The Scriptures say, "The Lord he is God: ... there is none else;" and it is from this spiritual standpoint that we can deny the reality of the claims of all evil, including sin, disease, and death. How often do we hear an account in detail of some accident, the description ending with the words, "I denied it all, of course." Yes, it may have been a denial by the lips, but the true denial must come from the understanding. May not the fact of our relating what we have witnessed through physical sense show that there has been, not a scientific denial, but an acceptance of sense-testimony? When we have, with the truth of being, denied what the so-called material senses present to us, the trouble, so far as we are concerned, has ceased to be, and we are doing much to help the one in difficulty.

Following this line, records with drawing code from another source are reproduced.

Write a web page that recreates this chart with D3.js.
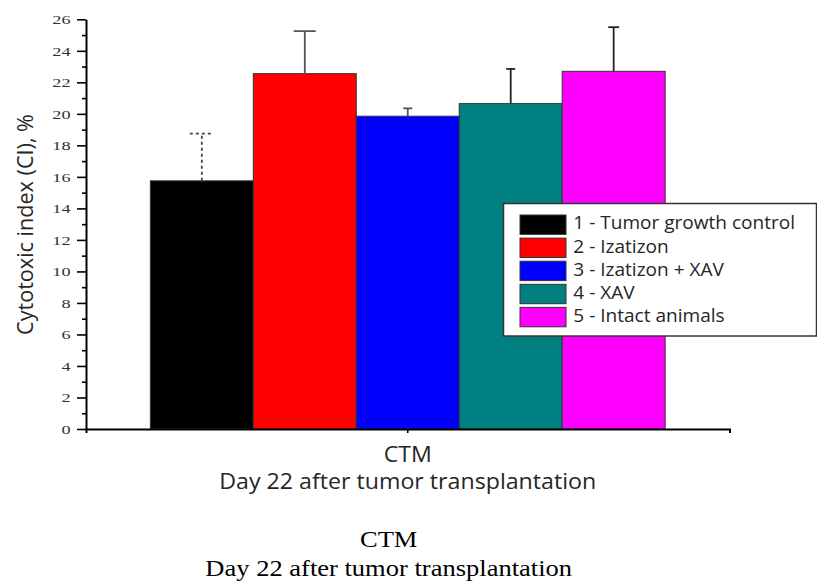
<!DOCTYPE html>
<html>
<head>
<meta charset="utf-8">
<script src="https://cdn.jsdelivr.net/npm/d3@7"></script>
<style>
  html, body { margin: 0; padding: 0; background: #fff; }
  svg { display: block; }
</style>
</head>
<body>
<svg id="chart" width="817" height="581"></svg>
<script>
// ---------------- DATA ----------------
const categories = ["CTM"];
const seriesNames = [
  "1 - Tumor growth control",
  "2 - Izatizon",
  "3 - Izatizon + XAV",
  "4 - XAV",
  "5 - Intact animals"
];
const values = [15.75, 22.55, 19.85, 20.65, 22.7];
const errors = [3.0, 2.7, 0.5, 2.2, 2.8];
const yTickValues = [0, 2, 4, 6, 8, 10, 12, 14, 16, 18, 20, 22, 24, 26];
const yMinorTickValues = [1, 3, 5, 7, 9, 11, 13, 15, 17, 19, 21, 23, 25];
const yTitle = "Cytotoxic index (CI), %";
const xTitleLines = ["CTM", "Day 22 after tumor transplantation"];

// ---------------- STYLES ----------------
const colors = ["#000000", "#ff0000", "#0000ff", "#008080", "#ff00ff"];
const errColors = ["#444444", "#555555", "#555555", "#222222", "#222222"];
const errDash = ["3,3", null, null, null, null];
const capWidths = [24, 22, 9, 9, 11];
const sansFont = "'Open Sans', Lato, sans-serif";
const serifFont = "'Liberation Serif', 'Times New Roman', serif";

const svg = d3.select("#chart");

// ---------------- SCALES ----------------
const plotLeft = 86, plotRight = 729.5, plotTop = 19.3, plotBottom = 429;
const x0 = d3.scaleBand().domain(categories).range([plotLeft, plotRight]).padding(0);
const x1 = d3.scaleBand().domain(seriesNames)
  .range([x0.bandwidth() * 0.1, x0.bandwidth() * 0.9]).padding(0);
const y = d3.scaleLinear().domain([0, 26]).range([plotBottom, plotTop]);

// helper: horizontally stretch a text element about its anchor x
function stretchTo(sel, target, ax) {
  const w = sel.node().getComputedTextLength();
  const s = target / w;
  sel.attr("transform", `translate(${ax},0) scale(${s},1) translate(${-ax},0)`);
  return s;
}
function stretchBy(sel, s, ax) {
  sel.attr("transform", `translate(${ax},0) scale(${s},1) translate(${-ax},0)`);
}

// ---------------- BARS ----------------
const gBars = svg.append("g");
categories.forEach(cat => {
  const gx = gBars.append("g").attr("transform", `translate(${x0(cat)},0)`);
  seriesNames.forEach((name, i) => {
    const bx = x1(name), bw = x1.bandwidth(), cx = bx + bw / 2;
    gx.append("rect")
      .attr("x", bx).attr("y", y(values[i]))
      .attr("width", bw).attr("height", y(0) - y(values[i]))
      .attr("fill", colors[i])
      .attr("stroke", "#333").attr("stroke-width", 1);
    const top = y(values[i] + errors[i]);
    gx.append("line")
      .attr("x1", cx).attr("x2", cx)
      .attr("y1", y(values[i])).attr("y2", top)
      .attr("stroke", errColors[i]).attr("stroke-width", 1.8)
      .attr("stroke-dasharray", errDash[i]);
    gx.append("line")
      .attr("x1", cx - capWidths[i] / 2).attr("x2", cx + capWidths[i] / 2)
      .attr("y1", top).attr("y2", top)
      .attr("stroke", errColors[i]).attr("stroke-width", 1.8)
      .attr("stroke-dasharray", errDash[i]);
  });
});

// ---------------- AXES ----------------
const yAxis = svg.append("g").attr("transform", `translate(${plotLeft},0)`)
  .call(d3.axisLeft(y).tickValues(yTickValues).tickSize(9).tickSizeOuter(0).tickFormat(d3.format("d")));
yAxis.select(".domain").attr("stroke", "#000").attr("stroke-width", 2);
yAxis.selectAll(".tick line").attr("stroke", "#000").attr("stroke-width", 1.6);
yAxis.selectAll(".tick text")
  .attr("x", 0)
  .attr("font-family", serifFont)
  .attr("font-size", 13.5)
  .attr("fill", "#333")
  .attr("transform", "translate(-15.5,0) scale(1.35,1)");

const yMinor = svg.append("g").attr("transform", `translate(${plotLeft},0)`)
  .call(d3.axisLeft(y).tickValues(yMinorTickValues).tickSize(4).tickSizeOuter(0).tickFormat(""));
yMinor.select(".domain").remove();
yMinor.selectAll(".tick line").attr("stroke", "#000").attr("stroke-width", 1.6);

const xAxis = svg.append("g").attr("transform", `translate(0,${plotBottom})`)
  .call(d3.axisBottom(x0).tickSize(4).tickSizeOuter(4).tickFormat(""));
xAxis.select(".domain").attr("stroke", "#000").attr("stroke-width", 2);
xAxis.selectAll(".tick line").attr("stroke", "#000").attr("stroke-width", 1.6);

// ---------------- TITLES ----------------
const yT = svg.append("g").attr("transform", "translate(33,224.5) rotate(-90)");
const yTxt = yT.append("text").text(yTitle)
  .attr("x", 0).attr("y", 0).attr("text-anchor", "middle")
  .attr("font-family", sansFont).attr("font-size", 21).attr("fill", "#262626");
stretchTo(yTxt, 221, 0);

const cx0 = x0(categories[0]) + x0.bandwidth() / 2;
const xt1 = svg.append("text").text(xTitleLines[0])
  .attr("x", cx0).attr("y", 461.7).attr("text-anchor", "middle")
  .attr("font-family", sansFont).attr("font-size", 21).attr("fill", "#262626");
const xt2 = svg.append("text").text(xTitleLines[1])
  .attr("x", cx0).attr("y", 489).attr("text-anchor", "middle")
  .attr("font-family", sansFont).attr("font-size", 21).attr("fill", "#262626");
const sx = stretchTo(xt2, 377, cx0);
stretchBy(xt1, sx, cx0);

const bx0 = 388.7;
const bt1 = svg.append("text").text(xTitleLines[0])
  .attr("x", bx0).attr("y", 547.3).attr("text-anchor", "middle")
  .attr("font-family", serifFont).attr("font-size", 23.5).attr("fill", "#000");
const bt2 = svg.append("text").text(xTitleLines[1])
  .attr("x", bx0).attr("y", 576).attr("text-anchor", "middle")
  .attr("font-family", serifFont).attr("font-size", 23.5).attr("fill", "#000");
const sb = stretchTo(bt2, 367, bx0);
stretchBy(bt1, sb, bx0);

// ---------------- LEGEND ----------------
const lg = svg.append("g");
lg.append("rect")
  .attr("x", 503.5).attr("y", 203.5).attr("width", 313).attr("height", 132.5)
  .attr("fill", "#fff").attr("stroke", "#333").attr("stroke-width", 1.5);
let legScale = null;
seriesNames.forEach((name, i) => {
  const ty = 215 + i * 23.1;
  lg.append("rect")
    .attr("x", 520).attr("y", ty).attr("width", 46).attr("height", 19.4)
    .attr("fill", colors[i]).attr("stroke", "#333").attr("stroke-width", 1);
  const t = lg.append("text").text(name)
    .attr("x", 573.3).attr("y", ty + 14.5)
    .attr("font-family", sansFont).attr("font-size", 18.5).attr("fill", "#262626");
  if (i === 0) legScale = stretchTo(t, 222, 573.3);
  else stretchBy(t, legScale, 573.3);
});
</script>
</body>
</html>
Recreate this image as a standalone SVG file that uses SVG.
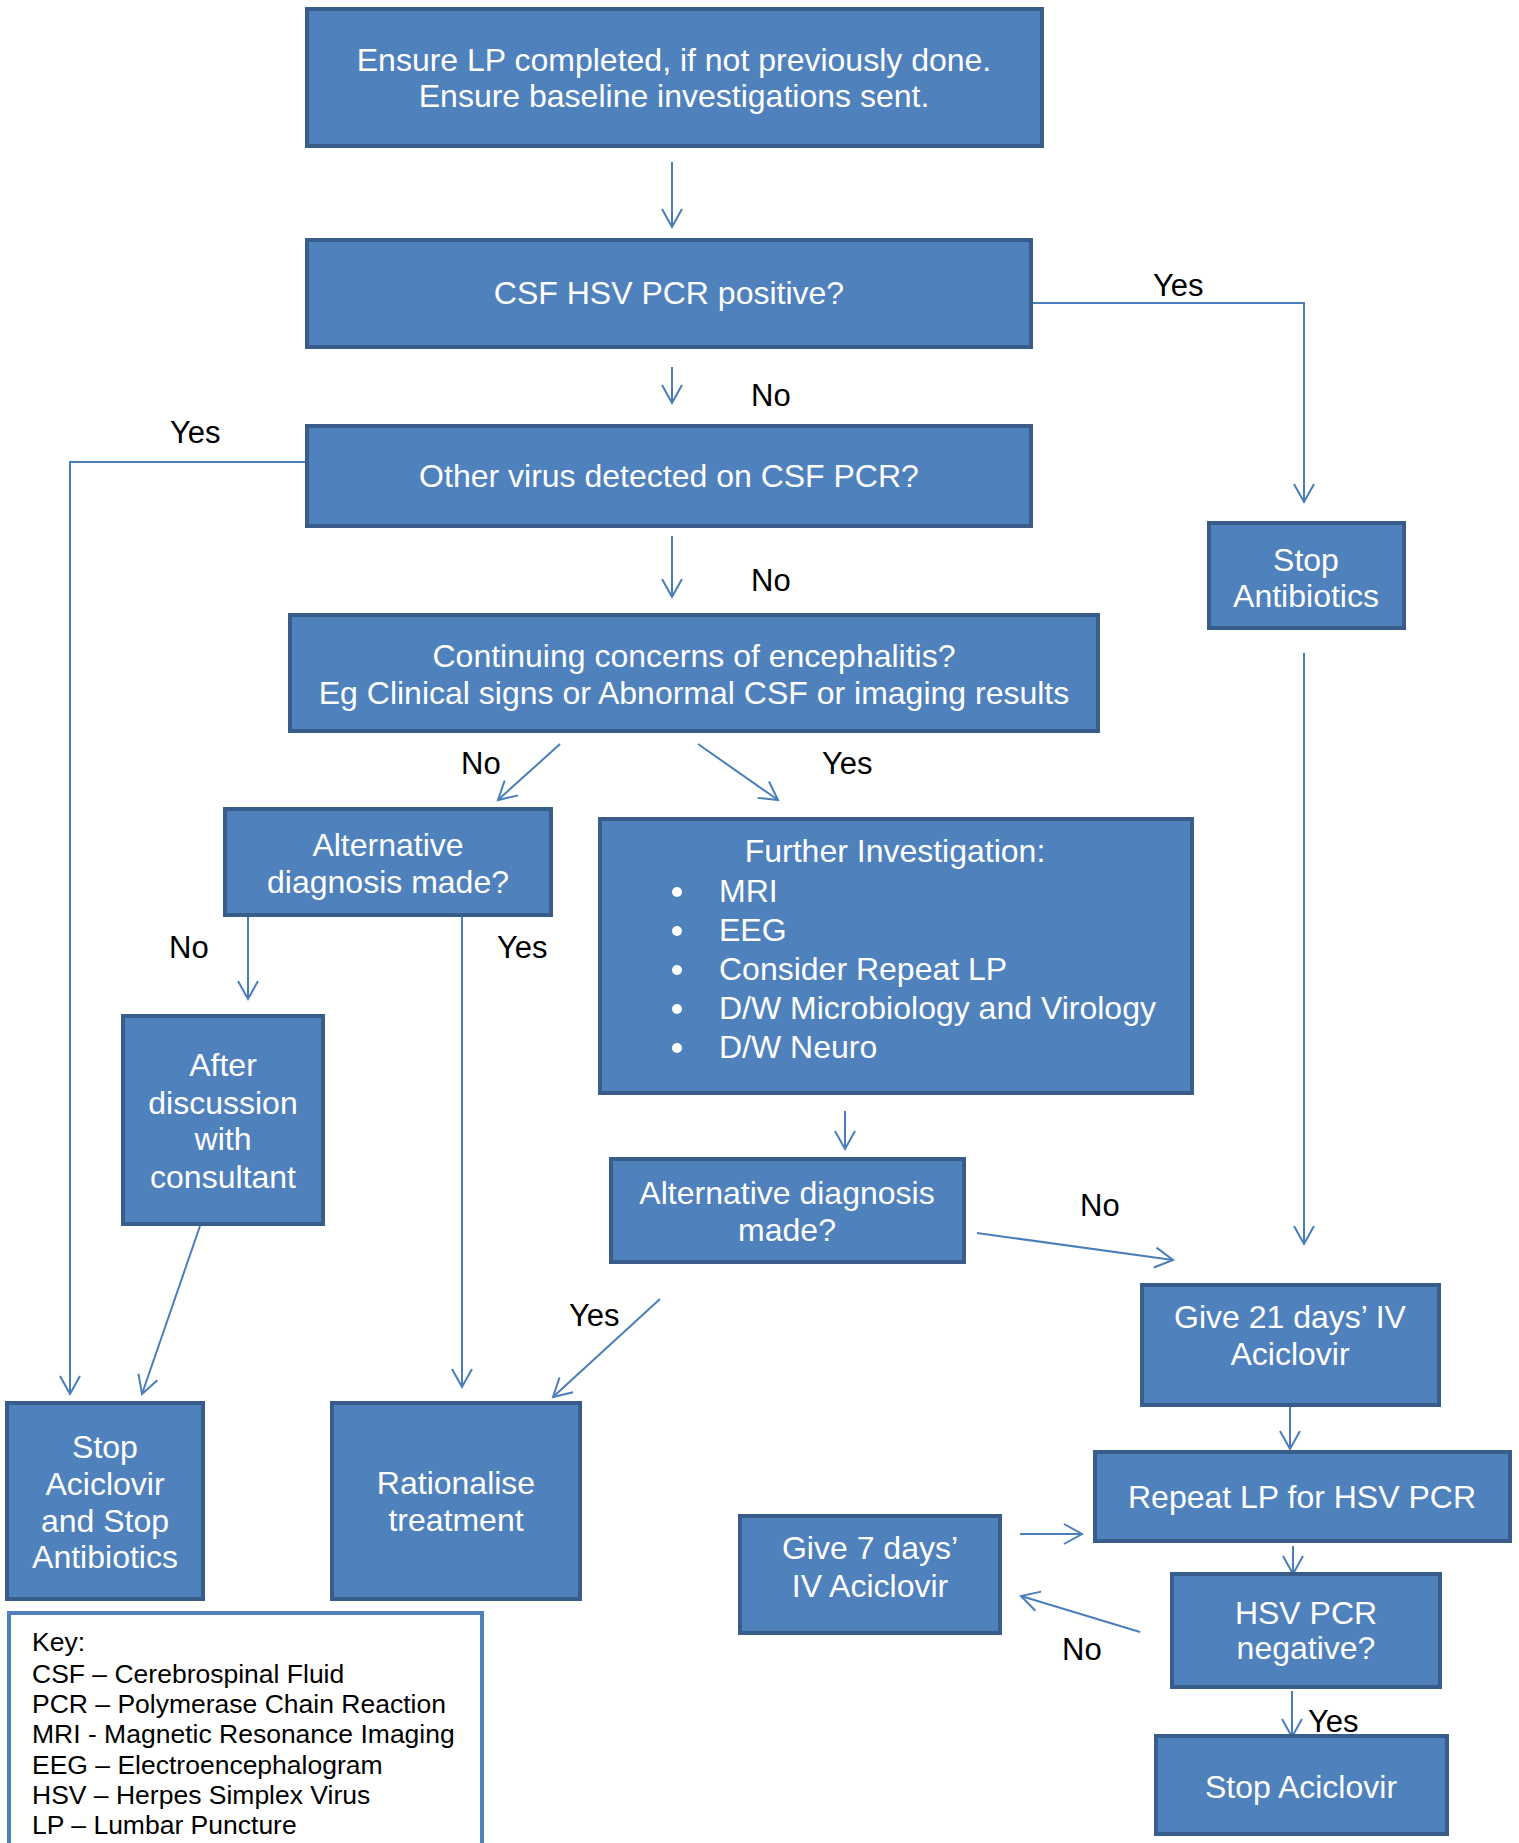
<svg xmlns="http://www.w3.org/2000/svg" width="1519" height="1843" viewBox="0 0 1519 1843">
<defs>
<style>
.box{fill:#4F81BD;stroke:#385D8A;stroke-width:4}
.t{font-family:"Liberation Sans",Arial,sans-serif;font-size:32px;fill:#fff;text-anchor:middle}
.tl{font-family:"Liberation Sans",Arial,sans-serif;font-size:32px;fill:#fff}
.lbl{font-family:"Liberation Sans",Arial,sans-serif;font-size:31px;fill:#000}
.key{font-family:"Liberation Sans",Arial,sans-serif;font-size:26.5px;fill:#000}
.c{fill:none;stroke:#4A7EBB;stroke-width:2}
</style>
<marker id="ah" markerUnits="userSpaceOnUse" markerWidth="24" markerHeight="24" viewBox="-20 -12 24 24" refX="0" refY="0" orient="auto">
<path d="M-18,-10 L0,0 L-18,10" fill="none" stroke="#4A7EBB" stroke-width="2"/>
</marker>
</defs>
<rect width="1519" height="1843" fill="#fff"/>

<g id="connectors">
<path class="c" d="M672,162 L672,227" marker-end="url(#ah)"/>
<path class="c" d="M1031,303 L1304,303 L1304,502" marker-end="url(#ah)"/>
<path class="c" d="M672,367 L672,403" marker-end="url(#ah)"/>
<path class="c" d="M307,462 L70,462 L70,1394" marker-end="url(#ah)"/>
<path class="c" d="M672,536 L672,597" marker-end="url(#ah)"/>
<path class="c" d="M560,744 L498,800" marker-end="url(#ah)"/>
<path class="c" d="M698,744 L778,800" marker-end="url(#ah)"/>
<path class="c" d="M248,916 L248,999" marker-end="url(#ah)"/>
<path class="c" d="M462,916 L462,1387" marker-end="url(#ah)"/>
<path class="c" d="M200,1226 L142,1394" marker-end="url(#ah)"/>
<path class="c" d="M845,1111 L845,1149" marker-end="url(#ah)"/>
<path class="c" d="M977,1233 L1173,1260" marker-end="url(#ah)"/>
<path class="c" d="M660,1299 L553,1397" marker-end="url(#ah)"/>
<path class="c" d="M1304,653 L1304,1244" marker-end="url(#ah)"/>
<path class="c" d="M1290,1405 L1290,1449" marker-end="url(#ah)"/>
<path class="c" d="M1020,1534 L1082,1534" marker-end="url(#ah)"/>
<path class="c" d="M1293,1546 L1293,1574" marker-end="url(#ah)"/>
<path class="c" d="M1140,1632 L1021,1596" marker-end="url(#ah)"/>
<path class="c" d="M1292,1691 L1292,1737" marker-end="url(#ah)"/>
</g>

<g id="labels">
<text class="lbl" x="1153" y="296">Yes</text>
<text class="lbl" x="751" y="406">No</text>
<text class="lbl" x="170" y="443">Yes</text>
<text class="lbl" x="751" y="591">No</text>
<text class="lbl" x="461" y="774">No</text>
<text class="lbl" x="822" y="774">Yes</text>
<text class="lbl" x="169" y="958">No</text>
<text class="lbl" x="497" y="958">Yes</text>
<text class="lbl" x="1080" y="1216">No</text>
<text class="lbl" x="569" y="1326">Yes</text>
<text class="lbl" x="1062" y="1660">No</text>
<text class="lbl" x="1308" y="1732">Yes</text>
</g>

<g id="n1"><rect class="box" x="307" y="9" width="735" height="137"/>
<text class="t" x="674" y="71">Ensure LP completed, if not previously done.</text>
<text class="t" x="674" y="107">Ensure baseline investigations sent.</text></g>

<g id="n2"><rect class="box" x="307" y="240" width="724" height="107"/>
<text class="t" x="669" y="304">CSF HSV PCR positive?</text></g>

<g id="n3"><rect class="box" x="307" y="426" width="724" height="100"/>
<text class="t" x="669" y="487">Other virus detected on CSF PCR?</text></g>

<g id="n4"><rect class="box" x="290" y="615" width="808" height="116"/>
<text class="t" x="694" y="667">Continuing concerns of encephalitis?</text>
<text class="t" x="694" y="704">Eg Clinical signs or Abnormal CSF or imaging results</text></g>

<g id="n5"><rect class="box" x="1209" y="523" width="195" height="105"/>
<text class="t" x="1306" y="571">Stop</text>
<text class="t" x="1306" y="607">Antibiotics</text></g>

<g id="n6"><rect class="box" x="225" y="809" width="326" height="106"/>
<text class="t" x="388" y="856">Alternative</text>
<text class="t" x="388" y="893">diagnosis made?</text></g>

<g id="n7"><rect class="box" x="600" y="819" width="592" height="274"/>
<text class="t" x="895" y="862">Further Investigation:</text>
<circle cx="677" cy="892" r="5" fill="#fff"/><text class="tl" x="719" y="902">MRI</text>
<circle cx="677" cy="931" r="5" fill="#fff"/><text class="tl" x="719" y="941">EEG</text>
<circle cx="677" cy="970" r="5" fill="#fff"/><text class="tl" x="719" y="980">Consider Repeat LP</text>
<circle cx="677" cy="1009" r="5" fill="#fff"/><text class="tl" x="719" y="1019">D/W Microbiology and Virology</text>
<circle cx="677" cy="1048" r="5" fill="#fff"/><text class="tl" x="719" y="1058">D/W Neuro</text></g>

<g id="n8"><rect class="box" x="123" y="1016" width="200" height="208"/>
<text class="t" x="223" y="1076">After</text>
<text class="t" x="223" y="1114">discussion</text>
<text class="t" x="223" y="1150">with</text>
<text class="t" x="223" y="1188">consultant</text></g>

<g id="n9"><rect class="box" x="611" y="1159" width="353" height="103"/>
<text class="t" x="787" y="1204">Alternative diagnosis</text>
<text class="t" x="787" y="1241">made?</text></g>

<g id="n10"><rect class="box" x="1142" y="1285" width="297" height="120"/>
<text class="t" x="1290" y="1328">Give 21 days’ IV</text>
<text class="t" x="1290" y="1365">Aciclovir</text></g>

<g id="n11"><rect class="box" x="7" y="1403" width="196" height="196"/>
<text class="t" x="105" y="1458">Stop</text>
<text class="t" x="105" y="1495">Aciclovir</text>
<text class="t" x="105" y="1532">and Stop</text>
<text class="t" x="105" y="1568">Antibiotics</text></g>

<g id="n12"><rect class="box" x="332" y="1403" width="248" height="196"/>
<text class="t" x="456" y="1494">Rationalise</text>
<text class="t" x="456" y="1531">treatment</text></g>

<g id="n13"><rect class="box" x="1095" y="1452" width="415" height="89"/>
<text class="t" x="1302" y="1508">Repeat LP for HSV PCR</text></g>

<g id="n14"><rect class="box" x="740" y="1516" width="260" height="117"/>
<text class="t" x="870" y="1559">Give 7 days’</text>
<text class="t" x="870" y="1597">IV Aciclovir</text></g>

<g id="n15"><rect class="box" x="1172" y="1574" width="268" height="113"/>
<text class="t" x="1306" y="1624">HSV PCR</text>
<text class="t" x="1306" y="1659">negative?</text></g>

<g id="n16"><rect class="box" x="1156" y="1736" width="291" height="98"/>
<text class="t" x="1301" y="1798">Stop Aciclovir</text></g>

<g id="key"><rect x="9" y="1613" width="473" height="260" fill="#fff" stroke="#4F81BD" stroke-width="4"/>
<text class="key" x="32" y="1651">Key:</text>
<text class="key" x="32" y="1683">CSF – Cerebrospinal Fluid</text>
<text class="key" x="32" y="1713">PCR – Polymerase Chain Reaction</text>
<text class="key" x="32" y="1743">MRI - Magnetic Resonance Imaging</text>
<text class="key" x="32" y="1774">EEG – Electroencephalogram</text>
<text class="key" x="32" y="1804">HSV – Herpes Simplex Virus</text>
<text class="key" x="32" y="1834">LP – Lumbar Puncture</text></g>
</svg>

A dictionary gives the meaning of the word "deny" as "to declare untrue or nonexistent." Is it not anomalous for us to say we have denied something, and then to talk about it as if it existed as actual fact or reality? Our Leader says in Science and Health (pp. 153, 154), "Neither sympathy nor society should ever tempt us to cherish error in any form, and certainly we should not be error's advocate." Let us, then, strive to live according to this rule, keeping ever before us the spiritual fact of God's allness. If we see any one laboring under the claims of evil in any guise, we should keep our consciousness so clear of the mesmeric influence of material sense testimony that we shall be free from the temptation to accept it, and shall truly and honestly use the denial as Jesus intended us to do, and in the way Mrs. Eddy has shown us. The more conscious we become of the allness of good, the more effective is the word of denial; for that very consciousness is in itself a denial of the claims of evil, since it is a reflection of the divine.